Exactly the same thing happened when my father died. He was very ill, I jumped on a plane, arrived late in the evening and when I got up the next day to go visit him I found he had died during the night. This has earned me the moniker “The Angle of Death” and my other brother requested that, if he is ever sick, to please not visit him. A phone call, he told me, would do.

And like my father, my brother’s wishes were to be cremated and disposed of without ceremony, which, again, afforded me two weeks in America with no demands on my time. And no adult supervision.

As it turned out, there was a memorial for him, arranged by his daughter, and it was really very nice. No punches were thrown, so I’d call it a success.

Since I have already come to terms with the notion that I no longer fit into America, I won’t go on about the changes and how I feel like a foreigner and all that “when I a boy” shit. I’ll just point out a few interesting details:

When I visited last October, I saw something remarkable that I failed to remark on in my posts about the trip. Along Route 9, in an area that used to be fields and scrub brush, a vast area had been cleared. And I mean vast. It was so large I genuinely thought they were gong to build a new village in it.

When I drove up Route 9 this trip, there was a building on the site.

It's an Amazon Fulfilment Center, and I think you can see it from space.

There is a lot of controversy surrounding this. It is providing jobs, but they are low-paid and temporary, but at least—as one friend put it—the ceramic coffee pot and orange juicer will be sure to arrive by the next day, and that’s what’s really important.

On a trip to the grocery store, I saw this:

I get that Americans are into St, Patrick's Day a lot more than the Brits, but this was the 21st of February!

One of the best thing about visiting the US is going out to eat—for me, anyway; my vegetarian wife has a bit of trouble, but she wasn’t with me, so it was Applebee’s and Cracker Barrel and the Valatie Cafe and, well, let’s just say I enjoyed myself.

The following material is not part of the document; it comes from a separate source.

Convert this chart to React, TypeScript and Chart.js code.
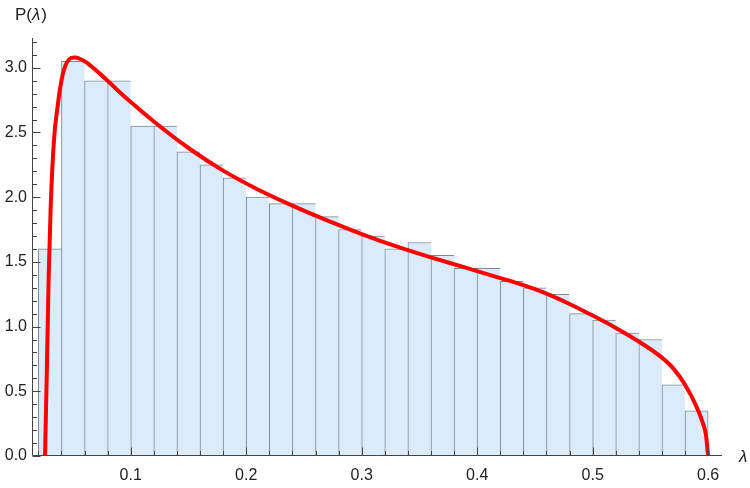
import { useEffect, useRef } from 'react';
import { Chart, registerables } from 'chart.js';

Chart.register(...registerables);

// Histogram bins (width 0.02), centers and densities
const binCenters = [
  0.03, 0.05, 0.07, 0.09, 0.11, 0.13, 0.15, 0.17, 0.19, 0.21,
  0.23, 0.25, 0.27, 0.29, 0.31, 0.33, 0.35, 0.37, 0.39, 0.41,
  0.43, 0.45, 0.47, 0.49, 0.51, 0.53, 0.55, 0.57, 0.59,
];
const binHeights = [
  1.6, 3.05, 2.9, 2.9, 2.55, 2.55, 2.35, 2.25, 2.15, 2.0,
  1.95, 1.95, 1.85, 1.75, 1.7, 1.6, 1.65, 1.55, 1.45, 1.45,
  1.35, 1.3, 1.25, 1.1, 1.05, 0.95, 0.9, 0.55, 0.35,
];

// Theoretical density curve
const curveLambda = [
  0.0258, 0.0266, 0.0273, 0.029, 0.0307, 0.0336, 0.0365, 0.0402, 0.0446, 0.0518,
  0.06, 0.07, 0.08, 0.09, 0.1, 0.12, 0.15, 0.18, 0.21, 0.24,
  0.27, 0.3, 0.33, 0.36, 0.39, 0.42, 0.44, 0.46, 0.48, 0.5,
  0.52, 0.54, 0.56, 0.57, 0.58, 0.59, 0.595, 0.598, 0.6,
];
const curveDensity = [
  0, 0.35, 0.64, 1.41, 1.93, 2.45, 2.69, 2.91, 3.04, 3.08,
  3.05, 2.98, 2.9, 2.815, 2.735, 2.585, 2.38, 2.205, 2.06, 1.935,
  1.82, 1.715, 1.62, 1.535, 1.455, 1.375, 1.32, 1.255, 1.175, 1.085,
  0.99, 0.885, 0.76, 0.675, 0.55, 0.38, 0.265, 0.168, 0,
];

const xTickLabels = [0.1, 0.2, 0.3, 0.4, 0.5, 0.6];
const yTickLabels = [0.0, 0.5, 1.0, 1.5, 2.0, 2.5, 3.0];

const X_MIN = 0.0145;
const X_MAX = 0.612;
const Y_MAX = 3.23;

const FONT = '"Liberation Sans", Arial, sans-serif';
const AXIS_COLOR = '#444';
const TEXT_COLOR = '#222';

const axesPlugin = {
  id: 'mmaAxes',
  afterDraw(chart: any) {
    const { ctx, chartArea, scales } = chart;
    const xs = scales.x;
    const ys = scales.y;
    ctx.save();
    ctx.strokeStyle = AXIS_COLOR;
    ctx.lineWidth = 1;
    const ax = Math.round(chartArea.left) + 0.5;
    const ay = Math.round(chartArea.bottom) - 0.5;
    ctx.beginPath();
    ctx.moveTo(ax, chartArea.top);
    ctx.lineTo(ax, ay);
    ctx.lineTo(chartArea.right, ay);
    ctx.stroke();
    // y ticks (inward)
    ctx.beginPath();
    for (let i = 0; i <= 32; i++) {
      const v = i / 10;
      const py = Math.round(ys.getPixelForValue(v)) + 0.5;
      const len = i % 5 === 0 ? 8 : 4.5;
      ctx.moveTo(ax, py);
      ctx.lineTo(ax + len, py);
    }
    // x ticks (inward)
    for (let i = 1; i <= 30; i++) {
      const v = i * 0.02;
      const px = Math.round(xs.getPixelForValue(v)) + 0.5;
      const len = i % 5 === 0 ? 8 : 4.5;
      ctx.moveTo(px, ay);
      ctx.lineTo(px, ay - len);
    }
    ctx.stroke();

    // axis labels
    ctx.fillStyle = TEXT_COLOR;
    ctx.textBaseline = 'middle';
    ctx.textAlign = 'left';
    let tx = 15;
    const ty = 15;
    ctx.font = `17px ${FONT}`;
    ctx.fillText('P(', tx, ty);
    tx += ctx.measureText('P(').width;
    ctx.font = `italic 17px ${FONT}`;
    ctx.fillText('λ', tx, ty);
    tx += ctx.measureText('λ').width + 1;
    ctx.font = `17px ${FONT}`;
    ctx.fillText(')', tx, ty);

    ctx.font = `italic 17px ${FONT}`;
    ctx.fillText('λ', 739, 457);
    ctx.restore();
  },
};

export default function App() {
  const ref = useRef<HTMLCanvasElement | null>(null);

  useEffect(() => {
    if (!ref.current) return;
    const last = binCenters.length - 1;
    const chart = new Chart(ref.current, {
      type: 'bar',
      data: {
        datasets: [
          {
            type: 'line',
            data: curveLambda.map((x, i) => ({ x, y: curveDensity[i] })),
            borderColor: 'rgb(255,0,0)',
            borderWidth: 4,
            pointRadius: 0,
            cubicInterpolationMode: 'monotone',
            fill: false,
            order: 0,
          } as any,
          {
            type: 'bar',
            data: binCenters.map((x, i) => ({ x, y: binHeights[i] })),
            backgroundColor: 'rgb(220,235,250)',
            borderColor: 'rgba(105,118,132,0.85)',
            borderWidth: (c: any) =>
              c.dataIndex === last
                ? { top: 1, left: 1, right: 1, bottom: 0 }
                : { top: 1, left: 1, right: 0, bottom: 0 },
            borderSkipped: false,
            barPercentage: 1,
            categoryPercentage: 1,
            order: 1,
          } as any,
        ],
      },
      options: {
        animation: false,
        responsive: false,
        devicePixelRatio: 1,
        layout: { padding: { left: 0, top: 38, right: 28, bottom: 0 } },
        plugins: {
          legend: { display: false },
          tooltip: { enabled: false },
        },
        scales: {
          x: {
            type: 'linear',
            min: X_MIN,
            max: X_MAX,
            offset: false,
            grid: { display: false, drawTicks: false, offset: false },
            border: { display: false },
            afterBuildTicks: (s: any) => {
              s.ticks = xTickLabels.map((v) => ({ value: v }));
            },
            afterFit: (s: any) => {
              s.height = 32;
            },
            ticks: {
              padding: 10,
              maxRotation: 0,
              autoSkip: false,
              color: TEXT_COLOR,
              font: { family: FONT, size: 16 },
              callback: (v: any) => Number(v).toFixed(1),
            },
          },
          y: {
            type: 'linear',
            min: 0,
            max: Y_MAX,
            grid: { display: false, drawTicks: false },
            border: { display: false },
            afterBuildTicks: (s: any) => {
              s.ticks = yTickLabels.map((v) => ({ value: v }));
            },
            afterFit: (s: any) => {
              s.width = 32;
            },
            ticks: {
              padding: 5,
              autoSkip: false,
              color: TEXT_COLOR,
              font: { family: FONT, size: 16 },
              callback: (v: any) => Number(v).toFixed(1),
            },
          },
        },
      },
      plugins: [axesPlugin],
    });
    return () => chart.destroy();
  }, []);

  return (
    <div style={{ position: 'fixed', left: 0, top: 0, width: 750, height: 488, background: '#fff' }}>
      <canvas ref={ref} width={750} height={488} style={{ width: 750, height: 488, display: 'block' }} />
    </div>
  );
}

However, if you recall my previous post, you’ll know that I have been on the IF Diet. This, of course, went on hold while I was away, but in the week that I was on the diet before I left, I lost 7 pounds. When I returned from the States, however, I was ten pounds heavier. 

All I can say about that is, it was a good thing I started that diet when I did. Now all I have to do is claw back the gains (losses) I made.

It was an unusually warm and snow-free winter, at least in the lowlands.

A sultry day playing hockey in the driveway. Not a usual sight in Upstate NY during February.

When, on the 28th of February, I went into the wilds to visit my other brother, this is what I found:

And it was jolly well cold, too!
Meanwhile, back in Sussex...
I also found it was his birthday.

My brother, in his Man Cave.

I had forgotten all about it and, as we talked about birthdays and anniversaries, I realized that it was also 18 years to the day when I had left the US for Blighty. So it was quite a nostalgic evening.

There really wasn’t much else of note that happened, other than the shock of airport prices and the surprise of a near-empty flight on the way home.

Between $9.50 and $11.55 for a beer to go with your $24.00 hamburger?!?
There is taking advantage and there is taking the piss, and this is taking the piss.
Add to that the fact that there was not a seat to sit in that did not have one of these screens in front of it
urging you to buy over-priced food.

It was, despite the reason for it, a nice trip. It brought to mind again how important family is, even one as far-flung as my own. And, perhaps, being so far-flung makes it that much more important.